## Written task
Your output is the lines from the first one to the one containing "(fs) at (34,546.5)", repeated exactly, with images left out.

** BEGIN Supplied material **

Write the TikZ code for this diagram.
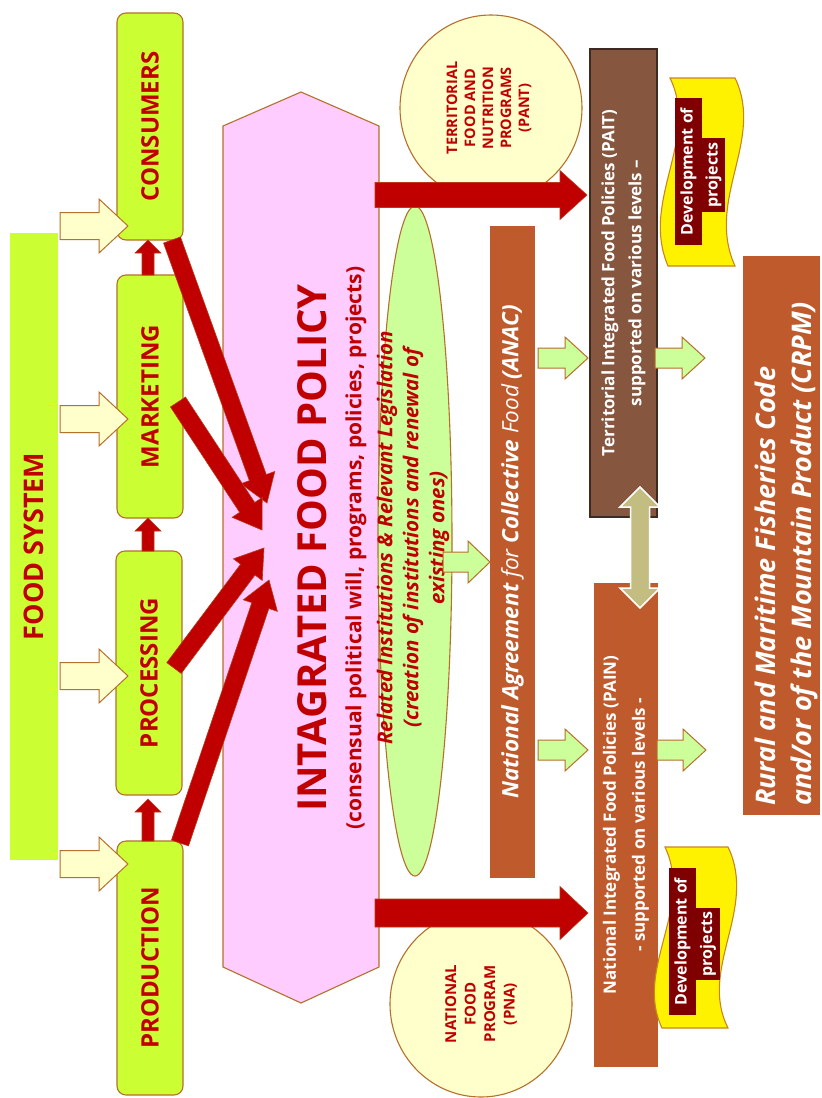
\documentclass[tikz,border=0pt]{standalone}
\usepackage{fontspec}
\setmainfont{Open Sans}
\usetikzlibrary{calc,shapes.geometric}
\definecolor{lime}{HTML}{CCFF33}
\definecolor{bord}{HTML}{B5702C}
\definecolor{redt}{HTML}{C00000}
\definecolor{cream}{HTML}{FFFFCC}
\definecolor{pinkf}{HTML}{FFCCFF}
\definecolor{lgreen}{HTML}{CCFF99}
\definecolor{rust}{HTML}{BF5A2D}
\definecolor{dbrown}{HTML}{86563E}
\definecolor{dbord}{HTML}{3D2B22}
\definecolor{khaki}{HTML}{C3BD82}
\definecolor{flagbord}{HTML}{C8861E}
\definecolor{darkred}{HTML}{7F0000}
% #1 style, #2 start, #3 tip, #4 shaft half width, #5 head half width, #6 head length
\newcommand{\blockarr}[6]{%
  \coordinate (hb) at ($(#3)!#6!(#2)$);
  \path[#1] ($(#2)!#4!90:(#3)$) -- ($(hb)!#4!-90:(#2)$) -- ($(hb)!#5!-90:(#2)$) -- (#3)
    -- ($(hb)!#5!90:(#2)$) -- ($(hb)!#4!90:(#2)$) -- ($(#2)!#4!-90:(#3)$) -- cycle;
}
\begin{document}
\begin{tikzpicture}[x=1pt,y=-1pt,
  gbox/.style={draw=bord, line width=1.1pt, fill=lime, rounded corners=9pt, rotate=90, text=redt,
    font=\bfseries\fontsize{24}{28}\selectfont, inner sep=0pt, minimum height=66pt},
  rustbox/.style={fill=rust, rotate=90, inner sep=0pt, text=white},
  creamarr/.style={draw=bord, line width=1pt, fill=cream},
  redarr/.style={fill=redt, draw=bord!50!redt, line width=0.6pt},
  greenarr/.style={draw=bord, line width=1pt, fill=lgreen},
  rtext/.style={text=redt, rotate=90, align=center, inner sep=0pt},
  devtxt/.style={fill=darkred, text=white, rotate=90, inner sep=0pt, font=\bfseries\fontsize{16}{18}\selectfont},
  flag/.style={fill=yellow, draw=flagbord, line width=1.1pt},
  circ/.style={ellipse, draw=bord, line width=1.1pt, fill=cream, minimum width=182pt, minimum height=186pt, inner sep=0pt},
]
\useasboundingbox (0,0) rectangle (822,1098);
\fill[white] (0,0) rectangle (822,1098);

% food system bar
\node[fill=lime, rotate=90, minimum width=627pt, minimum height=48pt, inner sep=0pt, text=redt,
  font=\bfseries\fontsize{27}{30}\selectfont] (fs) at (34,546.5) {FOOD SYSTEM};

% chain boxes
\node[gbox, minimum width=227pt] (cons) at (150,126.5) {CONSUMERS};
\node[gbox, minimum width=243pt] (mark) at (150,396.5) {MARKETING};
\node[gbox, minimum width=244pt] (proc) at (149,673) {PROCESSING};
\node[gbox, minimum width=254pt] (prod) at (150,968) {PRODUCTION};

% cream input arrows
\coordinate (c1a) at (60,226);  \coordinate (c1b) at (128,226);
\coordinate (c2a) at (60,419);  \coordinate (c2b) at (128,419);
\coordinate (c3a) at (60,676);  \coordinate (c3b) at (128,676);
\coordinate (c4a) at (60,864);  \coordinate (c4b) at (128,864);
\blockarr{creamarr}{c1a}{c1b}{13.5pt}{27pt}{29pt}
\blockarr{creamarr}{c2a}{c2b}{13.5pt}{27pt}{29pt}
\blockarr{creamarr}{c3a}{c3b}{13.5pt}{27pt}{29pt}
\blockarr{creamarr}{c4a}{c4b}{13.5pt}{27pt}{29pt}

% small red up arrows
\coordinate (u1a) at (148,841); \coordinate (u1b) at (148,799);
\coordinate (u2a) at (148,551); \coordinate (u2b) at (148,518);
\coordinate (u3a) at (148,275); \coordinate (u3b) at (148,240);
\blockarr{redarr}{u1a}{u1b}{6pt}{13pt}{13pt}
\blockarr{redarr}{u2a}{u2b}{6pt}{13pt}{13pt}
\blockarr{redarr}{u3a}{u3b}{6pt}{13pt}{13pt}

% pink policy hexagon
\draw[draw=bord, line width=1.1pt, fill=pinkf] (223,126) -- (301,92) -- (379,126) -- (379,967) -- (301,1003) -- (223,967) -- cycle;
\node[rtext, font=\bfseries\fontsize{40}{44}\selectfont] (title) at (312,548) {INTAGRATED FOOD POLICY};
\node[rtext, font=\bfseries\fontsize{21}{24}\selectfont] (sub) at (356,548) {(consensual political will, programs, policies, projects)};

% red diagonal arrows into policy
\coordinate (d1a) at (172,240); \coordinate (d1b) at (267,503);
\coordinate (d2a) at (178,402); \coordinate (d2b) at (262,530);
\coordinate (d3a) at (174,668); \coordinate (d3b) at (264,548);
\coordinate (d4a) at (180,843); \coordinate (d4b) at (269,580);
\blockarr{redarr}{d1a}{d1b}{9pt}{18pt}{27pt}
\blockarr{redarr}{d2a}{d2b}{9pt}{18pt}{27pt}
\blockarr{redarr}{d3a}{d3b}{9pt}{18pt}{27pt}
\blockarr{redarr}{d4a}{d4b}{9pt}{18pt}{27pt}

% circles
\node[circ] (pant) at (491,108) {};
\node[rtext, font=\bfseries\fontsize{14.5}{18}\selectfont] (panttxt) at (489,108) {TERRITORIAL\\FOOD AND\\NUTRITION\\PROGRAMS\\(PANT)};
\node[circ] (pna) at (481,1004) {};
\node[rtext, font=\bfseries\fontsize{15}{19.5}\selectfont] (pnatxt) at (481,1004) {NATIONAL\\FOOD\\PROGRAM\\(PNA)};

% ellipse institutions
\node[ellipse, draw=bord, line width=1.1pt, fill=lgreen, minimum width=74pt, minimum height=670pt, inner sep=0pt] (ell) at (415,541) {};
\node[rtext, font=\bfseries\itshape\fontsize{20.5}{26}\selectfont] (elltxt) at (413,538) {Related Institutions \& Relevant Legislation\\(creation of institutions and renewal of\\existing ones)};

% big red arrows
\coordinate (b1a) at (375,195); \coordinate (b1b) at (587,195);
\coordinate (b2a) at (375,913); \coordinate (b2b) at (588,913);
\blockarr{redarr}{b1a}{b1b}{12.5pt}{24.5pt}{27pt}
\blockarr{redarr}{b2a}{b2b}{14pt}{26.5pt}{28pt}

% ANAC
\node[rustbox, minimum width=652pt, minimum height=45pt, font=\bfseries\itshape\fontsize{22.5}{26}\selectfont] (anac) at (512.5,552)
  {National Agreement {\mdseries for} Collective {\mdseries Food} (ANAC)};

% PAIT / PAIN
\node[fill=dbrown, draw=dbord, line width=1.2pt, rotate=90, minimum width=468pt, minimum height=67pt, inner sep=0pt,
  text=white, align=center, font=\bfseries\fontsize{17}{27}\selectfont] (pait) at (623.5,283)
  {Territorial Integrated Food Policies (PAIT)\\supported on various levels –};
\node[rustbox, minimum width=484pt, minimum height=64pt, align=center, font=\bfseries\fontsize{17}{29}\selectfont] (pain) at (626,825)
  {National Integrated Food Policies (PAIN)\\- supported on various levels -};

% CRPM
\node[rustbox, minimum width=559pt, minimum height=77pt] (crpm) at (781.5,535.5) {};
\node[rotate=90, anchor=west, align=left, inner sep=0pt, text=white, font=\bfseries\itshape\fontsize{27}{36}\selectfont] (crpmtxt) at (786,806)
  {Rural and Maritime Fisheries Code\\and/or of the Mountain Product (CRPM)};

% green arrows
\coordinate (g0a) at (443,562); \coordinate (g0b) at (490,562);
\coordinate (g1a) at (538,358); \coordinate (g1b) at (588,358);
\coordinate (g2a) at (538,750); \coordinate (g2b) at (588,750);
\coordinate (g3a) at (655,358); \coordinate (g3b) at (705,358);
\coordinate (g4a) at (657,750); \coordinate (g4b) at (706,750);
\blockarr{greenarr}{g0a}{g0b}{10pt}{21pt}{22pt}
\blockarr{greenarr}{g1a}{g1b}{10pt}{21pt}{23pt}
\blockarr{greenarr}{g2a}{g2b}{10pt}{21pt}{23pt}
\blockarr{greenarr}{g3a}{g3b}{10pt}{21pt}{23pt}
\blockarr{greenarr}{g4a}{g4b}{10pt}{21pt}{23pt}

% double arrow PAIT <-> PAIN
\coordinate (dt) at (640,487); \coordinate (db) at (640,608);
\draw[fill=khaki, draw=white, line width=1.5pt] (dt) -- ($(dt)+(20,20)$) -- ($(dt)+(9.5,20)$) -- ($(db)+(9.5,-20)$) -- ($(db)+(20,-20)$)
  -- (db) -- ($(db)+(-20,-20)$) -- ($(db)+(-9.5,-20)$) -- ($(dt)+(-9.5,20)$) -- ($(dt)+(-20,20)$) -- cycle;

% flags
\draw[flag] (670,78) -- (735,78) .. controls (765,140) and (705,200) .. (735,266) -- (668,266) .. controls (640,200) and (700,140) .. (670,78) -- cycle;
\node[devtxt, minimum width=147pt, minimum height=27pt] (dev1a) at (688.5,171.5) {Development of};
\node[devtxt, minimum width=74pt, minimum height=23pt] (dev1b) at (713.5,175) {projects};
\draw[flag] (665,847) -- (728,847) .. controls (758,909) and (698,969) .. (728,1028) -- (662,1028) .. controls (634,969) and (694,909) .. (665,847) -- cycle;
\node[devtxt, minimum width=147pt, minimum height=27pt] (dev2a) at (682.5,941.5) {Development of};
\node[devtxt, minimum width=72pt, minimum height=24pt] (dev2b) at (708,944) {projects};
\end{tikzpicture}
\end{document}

** END Supplied material **

## Exercise result
Write the TikZ code for this diagram.
\documentclass[tikz,border=0pt]{standalone}
\usepackage{fontspec}
\setmainfont{Open Sans}
\usetikzlibrary{calc,shapes.geometric}
\definecolor{lime}{HTML}{CCFF33}
\definecolor{bord}{HTML}{B5702C}
\definecolor{redt}{HTML}{C00000}
\definecolor{cream}{HTML}{FFFFCC}
\definecolor{pinkf}{HTML}{FFCCFF}
\definecolor{lgreen}{HTML}{CCFF99}
\definecolor{rust}{HTML}{BF5A2D}
\definecolor{dbrown}{HTML}{86563E}
\definecolor{dbord}{HTML}{3D2B22}
\definecolor{khaki}{HTML}{C3BD82}
\definecolor{flagbord}{HTML}{C8861E}
\definecolor{darkred}{HTML}{7F0000}
% #1 style, #2 start, #3 tip, #4 shaft half width, #5 head half width, #6 head length
\newcommand{\blockarr}[6]{%
  \coordinate (hb) at ($(#3)!#6!(#2)$);
  \path[#1] ($(#2)!#4!90:(#3)$) -- ($(hb)!#4!-90:(#2)$) -- ($(hb)!#5!-90:(#2)$) -- (#3)
    -- ($(hb)!#5!90:(#2)$) -- ($(hb)!#4!90:(#2)$) -- ($(#2)!#4!-90:(#3)$) -- cycle;
}
\begin{document}
\begin{tikzpicture}[x=1pt,y=-1pt,
  gbox/.style={draw=bord, line width=1.1pt, fill=lime, rounded corners=9pt, rotate=90, text=redt,
    font=\bfseries\fontsize{24}{28}\selectfont, inner sep=0pt, minimum height=66pt},
  rustbox/.style={fill=rust, rotate=90, inner sep=0pt, text=white},
  creamarr/.style={draw=bord, line width=1pt, fill=cream},
  redarr/.style={fill=redt, draw=bord!50!redt, line width=0.6pt},
  greenarr/.style={draw=bord, line width=1pt, fill=lgreen},
  rtext/.style={text=redt, rotate=90, align=center, inner sep=0pt},
  devtxt/.style={fill=darkred, text=white, rotate=90, inner sep=0pt, font=\bfseries\fontsize{16}{18}\selectfont},
  flag/.style={fill=yellow, draw=flagbord, line width=1.1pt},
  circ/.style={ellipse, draw=bord, line width=1.1pt, fill=cream, minimum width=182pt, minimum height=186pt, inner sep=0pt},
]
\useasboundingbox (0,0) rectangle (822,1098);
\fill[white] (0,0) rectangle (822,1098);

% food system bar
\node[fill=lime, rotate=90, minimum width=627pt, minimum height=48pt, inner sep=0pt, text=redt,
  font=\bfseries\fontsize{27}{30}\selectfont] (fs) at (34,546.5) {FOOD SYSTEM};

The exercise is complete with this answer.